To replace the old bylaw, the city has created two new ones: the Draft Zoning Bylaw and the Draft Off-Street Parking and Landscape Bylaw. Both draft bylaws, with detailed maps, are contained in one document here.
New Zoning Bylaw
The new zoning bylaw, like the old one, has the city divided into many different types of residential, commercial, mixed use, industrial, institutional and other uses for a total of 18 zones in total, each with different rules.
City planner Dave Wahn says one notable thing about the new bylaw is the allowance for laneway housing—separate living units built on the back of residential lots.
“I don’t think there are other towns that are doing that to the extent we are,” he told The Nelson Daily.
Wahn also said that in several residential zones the new bylaw reduces allowable setbacks (the distance between the building and the property line) and allows buildings to cover a larger portion of the lot. This will provide for greater density in the city and also reduce the number of applications to the city for variances.
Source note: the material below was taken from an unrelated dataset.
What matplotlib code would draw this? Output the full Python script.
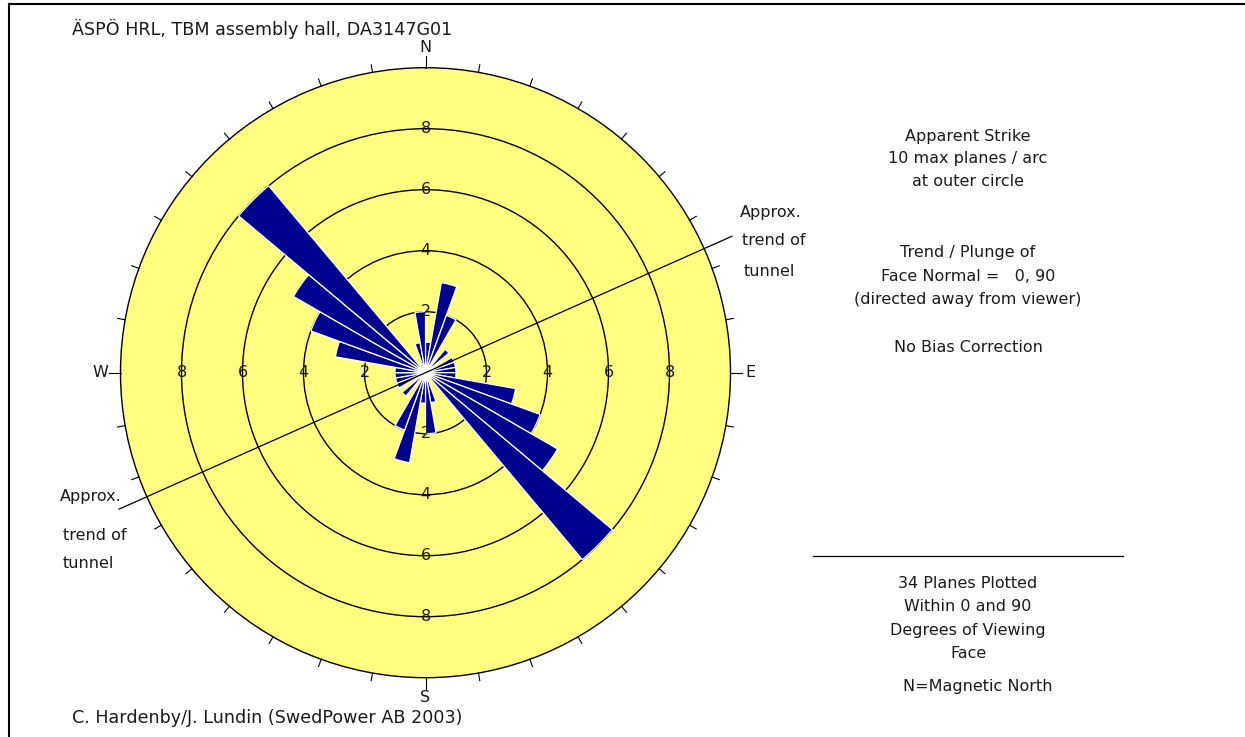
import numpy as np
import matplotlib
matplotlib.use("Agg")
import matplotlib.pyplot as plt
from matplotlib.lines import Line2D

# strike counts per 10 degree bin (0-180), mirrored for the other half
bin_start = np.arange(0, 180, 10)
counts = [1, 3, 2, 0, 1, 0, 1, 1, 1, 1, 3, 4, 5, 8, 0, 0, 1, 2]
rings = [2, 4, 6, 8]
tunnel_trend = 66

title = "ÄSPÖ HRL, TBM assembly hall, DA3147G01"
footer = "C. Hardenby/J. Lundin (SwedPower AB 2003)"
info_top = ["Apparent Strike", "10 max planes / arc", "at outer circle"]
info_mid = ["Trend / Plunge of", "Face Normal =   0, 90", "(directed away from viewer)"]
info_bias = "No Bias Correction"
info_bottom = ["34 Planes Plotted", "Within 0 and 90", "Degrees of Viewing", "Face"]
north_note = "N=Magnetic North"

W, H = 1245, 737
FS = 11.5
YELLOW = "#FFFF80"
NAVY = "#00008F"

plt.rcParams['font.family'] = ['DejaVu Sans']

fig = plt.figure(figsize=(W / 100, H / 100), dpi=100)
fig.patch.set_facecolor("white")


def ftext(x, y, s, size=FS, **kw):
    fig.text(x / W, 1 - y / H, s, fontsize=size, color="#1a1a1a", **kw)


# polar axes: centre (425.5, 372.7) px, radius 305 px
cx, cy, R = 425.5, 372.7, 305
ax = fig.add_axes([(cx - R) / W, 1 - (cy + R) / H, 2 * R / W, 2 * R / H],
                  projection="polar")
ax.set_theta_zero_location("N")
ax.set_theta_direction(-1)
ax.set_facecolor(YELLOW)
ax.set_rlim(0, 10)
ax.set_rgrids(rings, labels=[])
ax.set_thetagrids([], labels=[])
ax.grid(True, color="black", linewidth=1.0)
ax.xaxis.grid(False)
ax.spines["polar"].set_linewidth(1.0)

# petals (bidirectional)
theta = np.radians(np.concatenate([bin_start, bin_start + 180]) + 5)
vals = np.concatenate([counts, counts])
ax.bar(theta, vals, width=np.radians(10), color=NAVY, edgecolor="white",
       linewidth=0.9, zorder=3)

# tunnel trend line
t1, t2 = np.radians(tunnel_trend), np.radians(tunnel_trend + 180)
ax.plot([t2, t2, t1], [11.0, 0, 11.0], color="black", lw=0.9, zorder=4,
        clip_on=False)

# outer ticks
for d in range(0, 360, 10):
    r2 = 10.38 if d % 90 == 0 else 10.25
    ax.plot([np.radians(d)] * 2, [10, r2], color="black", lw=0.8,
            clip_on=False)

# ring labels along the cardinal axes
for d in (0, 90, 180, 270):
    for r in rings:
        ax.text(np.radians(d), r, str(r), ha="center", va="center",
                fontsize=FS, color="#1a1a1a", zorder=5)

for d, lab in zip((0, 90, 180, 270), ("N", "E", "S", "W")):
    ax.text(np.radians(d), 10.65, lab, ha="center", va="center",
            fontsize=FS, color="#1a1a1a", clip_on=False)

# frame lines
fig.add_artist(Line2D([8.5 / W, 8.5 / W], [0, 1 - 4 / H], color="black", lw=1.5))
fig.add_artist(Line2D([8.5 / W, 1], [1 - 4 / H, 1 - 4 / H], color="black", lw=1.5))

ftext(72, 29, title, size=12.6, ha="left", va="center")
ftext(72, 718, footer, size=12.6, ha="left", va="center")

# tunnel labels
for s, x, y in zip(["Approx.", "trend of", "tunnel"], [740, 742, 744], [213, 241, 271]):
    ftext(x, y, s, ha="left", va="center")
for s, x, y in zip(["Approx.", "trend of", "tunnel"], [60, 63, 63], [497, 535, 563]):
    ftext(x, y, s, ha="left", va="center")

for i, s in enumerate(info_top):
    ftext(968, 136 + 23 * i, s, ha="center", va="center")
for i, s in enumerate(info_mid):
    ftext(968, 253 + 23 * i, s, ha="center", va="center")
ftext(968, 347, info_bias, ha="center", va="center")

fig.add_artist(Line2D([813 / W, 1123 / W], [1 - 556 / H] * 2, color="black", lw=0.9))
for i, s in enumerate(info_bottom):
    ftext(968, 583 + 23.5 * i, s, ha="center", va="center")
ftext(978, 687, north_note, ha="center", va="center")

fig.savefig("out.png", dpi=100)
Other significant proposed zoning changes include:
- Creation of more mixed-use options in the downtown and waterfront areas,
- Removal of heavy industrial uses as a permitted use within the city limits,
- Encouragement of residential infill in downtown residential zones,
- New homes in some downtown areas must be either suite-ready or include a secondary suite, and
- New multi-unit residential units in the downtown core must include non-residential uses.
There are also regulations about temporary buildings, storage, accessory buildings and structures, bed and breakfasts, home businesses, viewscapes, lighting, fencing, and more.
Off-Street Parking and Landscape Bylaw
This draft bylaw (also at the link above, following the zoning bylaw) will reduce the number of parking places a new building owner must provide in the downtown, and it requires downtown building owners to provide bike parking spaces in some zones.
Wahn says this follows accepted municipal best practices and is consistent with the guidelines set out in the Official Community Plan, which envisions more development and fewer cars in the downtown.
The bylaw also creates rules for landscaping of multi-unit residential, commercial and industrial developments.